§ **The task**: Leave out the pictures and copy the remaining records exactly.

§ **Data excerpts**:
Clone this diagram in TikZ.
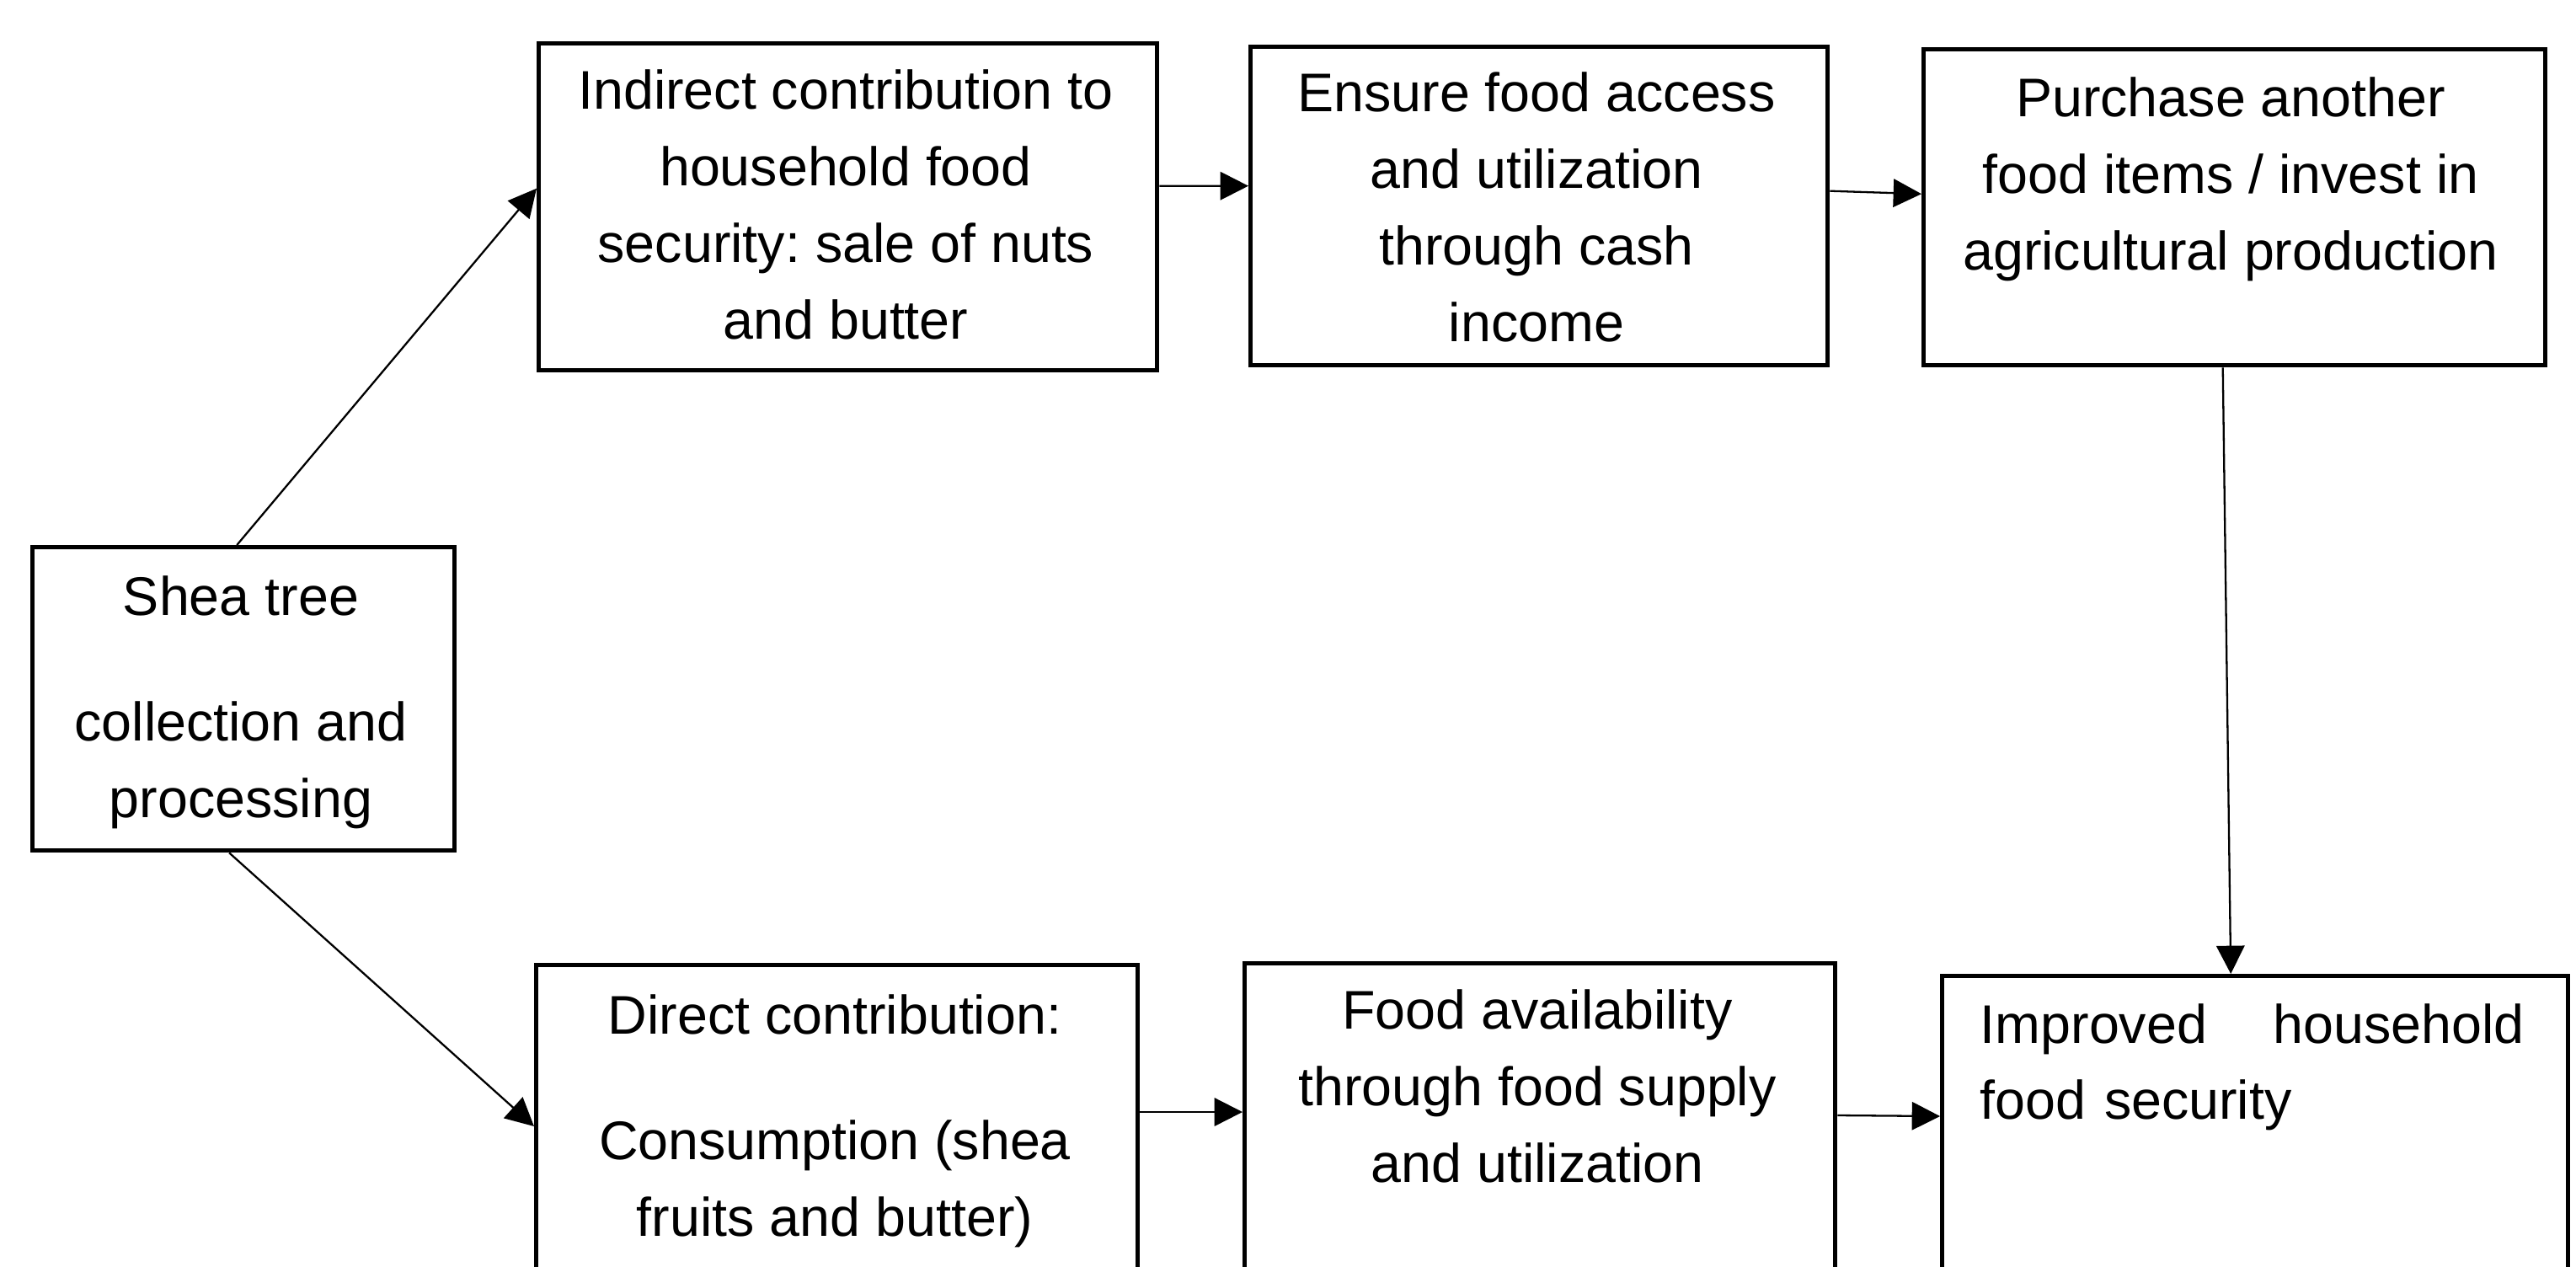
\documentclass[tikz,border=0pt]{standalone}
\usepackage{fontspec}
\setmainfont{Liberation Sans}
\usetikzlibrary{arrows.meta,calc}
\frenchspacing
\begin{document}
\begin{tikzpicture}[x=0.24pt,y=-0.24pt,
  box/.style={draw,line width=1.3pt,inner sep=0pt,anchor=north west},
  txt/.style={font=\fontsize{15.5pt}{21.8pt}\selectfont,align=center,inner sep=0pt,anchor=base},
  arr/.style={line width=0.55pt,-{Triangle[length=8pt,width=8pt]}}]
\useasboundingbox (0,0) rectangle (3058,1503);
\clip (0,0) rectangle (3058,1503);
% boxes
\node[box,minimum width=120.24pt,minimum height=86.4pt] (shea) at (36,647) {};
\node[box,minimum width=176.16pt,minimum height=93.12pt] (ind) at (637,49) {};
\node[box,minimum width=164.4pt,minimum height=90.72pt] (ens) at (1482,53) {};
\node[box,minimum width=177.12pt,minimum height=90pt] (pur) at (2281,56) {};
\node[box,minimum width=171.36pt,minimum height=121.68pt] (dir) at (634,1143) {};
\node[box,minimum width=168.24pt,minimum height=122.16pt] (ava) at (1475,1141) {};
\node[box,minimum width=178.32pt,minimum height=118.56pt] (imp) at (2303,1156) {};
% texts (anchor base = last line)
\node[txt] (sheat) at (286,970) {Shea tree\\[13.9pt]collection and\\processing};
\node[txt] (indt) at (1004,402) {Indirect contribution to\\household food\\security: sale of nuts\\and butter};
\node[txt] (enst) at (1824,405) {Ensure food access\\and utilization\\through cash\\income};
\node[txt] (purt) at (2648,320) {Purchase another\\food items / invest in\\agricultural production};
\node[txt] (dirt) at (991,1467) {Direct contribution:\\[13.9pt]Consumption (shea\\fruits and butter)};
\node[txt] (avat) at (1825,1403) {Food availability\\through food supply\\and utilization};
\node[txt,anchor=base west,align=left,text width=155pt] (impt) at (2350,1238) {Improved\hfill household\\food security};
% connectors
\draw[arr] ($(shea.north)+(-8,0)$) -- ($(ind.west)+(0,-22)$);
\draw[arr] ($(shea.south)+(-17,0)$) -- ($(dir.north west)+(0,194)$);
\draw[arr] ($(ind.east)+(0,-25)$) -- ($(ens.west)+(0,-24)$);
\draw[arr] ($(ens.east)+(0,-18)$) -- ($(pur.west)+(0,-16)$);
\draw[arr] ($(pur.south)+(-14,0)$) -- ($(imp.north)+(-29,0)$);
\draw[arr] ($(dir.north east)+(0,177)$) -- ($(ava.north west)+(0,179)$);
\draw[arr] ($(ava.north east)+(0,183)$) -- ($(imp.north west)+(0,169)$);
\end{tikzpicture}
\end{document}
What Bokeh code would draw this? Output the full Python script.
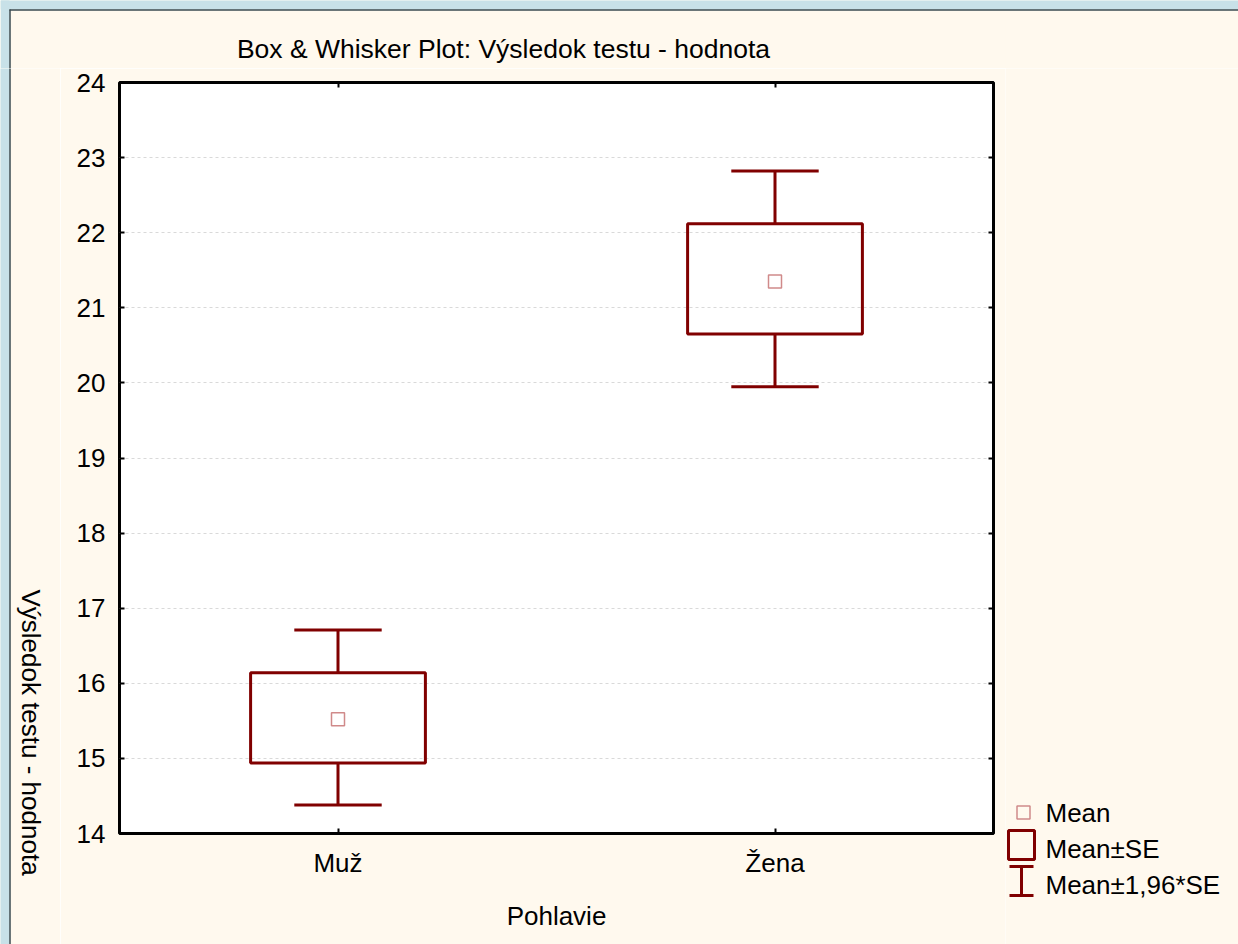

§ **Solution for this problem**:
Clone this diagram in TikZ.
\documentclass[tikz,border=0pt]{standalone}
\usepackage{fontspec}
\setmainfont{Liberation Sans}
\usetikzlibrary{arrows.meta,calc}
\frenchspacing
\begin{document}
\begin{tikzpicture}[x=0.24pt,y=-0.24pt,
  box/.style={draw,line width=1.3pt,inner sep=0pt,anchor=north west},
  txt/.style={font=\fontsize{15.5pt}{21.8pt}\selectfont,align=center,inner sep=0pt,anchor=base},
  arr/.style={line width=0.55pt,-{Triangle[length=8pt,width=8pt]}}]
\useasboundingbox (0,0) rectangle (3058,1503);
\clip (0,0) rectangle (3058,1503);
% boxes
\node[box,minimum width=120.24pt,minimum height=86.4pt] (shea) at (36,647) {};
\node[box,minimum width=176.16pt,minimum height=93.12pt] (ind) at (637,49) {};
\node[box,minimum width=164.4pt,minimum height=90.72pt] (ens) at (1482,53) {};
\node[box,minimum width=177.12pt,minimum height=90pt] (pur) at (2281,56) {};
\node[box,minimum width=171.36pt,minimum height=121.68pt] (dir) at (634,1143) {};
\node[box,minimum width=168.24pt,minimum height=122.16pt] (ava) at (1475,1141) {};
\node[box,minimum width=178.32pt,minimum height=118.56pt] (imp) at (2303,1156) {};
% texts (anchor base = last line)
\node[txt] (sheat) at (286,970) {Shea tree\\[13.9pt]collection and\\processing};
\node[txt] (indt) at (1004,402) {Indirect contribution to\\household food\\security: sale of nuts\\and butter};
\node[txt] (enst) at (1824,405) {Ensure food access\\and utilization\\through cash\\income};
\node[txt] (purt) at (2648,320) {Purchase another\\food items / invest in\\agricultural production};
\node[txt] (dirt) at (991,1467) {Direct contribution:\\[13.9pt]Consumption (shea\\fruits and butter)};
\node[txt] (avat) at (1825,1403) {Food availability\\through food supply\\and utilization};
\node[txt,anchor=base west,align=left,text width=155pt] (impt) at (2350,1238) {Improved\hfill household\\food security};
% connectors
\draw[arr] ($(shea.north)+(-8,0)$) -- ($(ind.west)+(0,-22)$);
\draw[arr] ($(shea.south)+(-17,0)$) -- ($(dir.north west)+(0,194)$);
\draw[arr] ($(ind.east)+(0,-25)$) -- ($(ens.west)+(0,-24)$);
\draw[arr] ($(ens.east)+(0,-18)$) -- ($(pur.west)+(0,-16)$);
\draw[arr] ($(pur.south)+(-14,0)$) -- ($(imp.north)+(-29,0)$);
\draw[arr] ($(dir.north east)+(0,177)$) -- ($(ava.north west)+(0,179)$);
\draw[arr] ($(ava.north east)+(0,183)$) -- ($(imp.north west)+(0,169)$);
\end{tikzpicture}
\end{document}
What Bokeh code would draw this? Output the full Python script.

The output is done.